True Ventures leads $3M Series Seed in Fragments — A Low Volatility Cryptocurrency

Evan Kuo
Evan Kuo
Mar 19, 2018 · 2 min read

San Francisco, CA. — Low volatility cryptocurrency platform Fragments announced today it has raised $3M in its Series Seed funding round led by True Ventures and includes Pantera Capital, Brian Armstrong, and Founder Collective. The Fragments protocol seeks to create “splitting currencies” capable of functioning as both near and long term stores of value.

Founded by Evan Kuo and Brandon Iles, the former CEO of Pythagoras and Google Search engineer, respectively, the two recognized a substantial need for diversification in the market. Currently, major cryptocurrencies are highly correlated, moving up and down together in price, which leaves very few actionable strategies for buy and hold investors.

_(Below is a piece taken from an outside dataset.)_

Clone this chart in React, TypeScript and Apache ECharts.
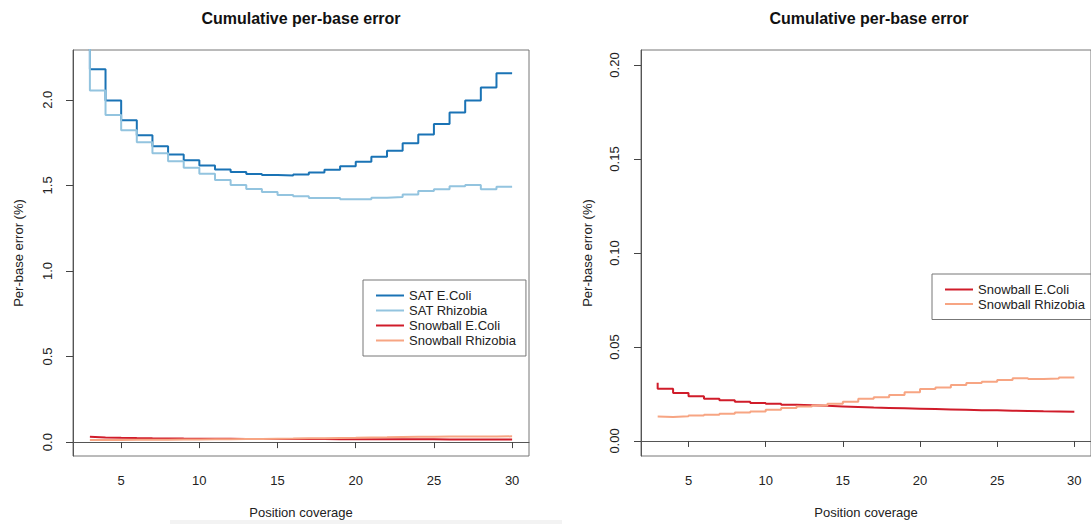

Consequently, dips in price result in investors feeling locked in for indefinite periods of time, leading to a frustration over not having any control over when they can responsibly withdraw. “I believe this frustration will continue pushing the market to explore new assets, seeking optionality rather than consolidation, until sufficiently diverse assets emerge to ease the frustration of having to constantly time the market,” says Kuo. “One key attribute of Fragments is that they will move in a manner uncorrelated with major coins.”

Fragments was designed with the intent to converge on the characteristics of Nash’s Ideal Money, a theoretical solution to the conflict between short-term and long-term objectives when creating a world reserve currency. Their ultimate mission is to produce a fair and stable money for the world.

To stabilize price, the protocol uses an algorithmic monetary supply policy and dynamic reserve to increase and decrease money supply in response to demand. When the protocol needs to increase supply, it capitalizes a reserve and then splits — proportionally distributing tokens to wallets. When the protocol needs to decrease supply, the reserve automatically purchases tokens and removes them from supply in exchange for bonds, which are first in line to recapitalize the reserve under expansion.

“If we succeed in our mission,” says Kuo, “inflation will no longer be used as a bad word.”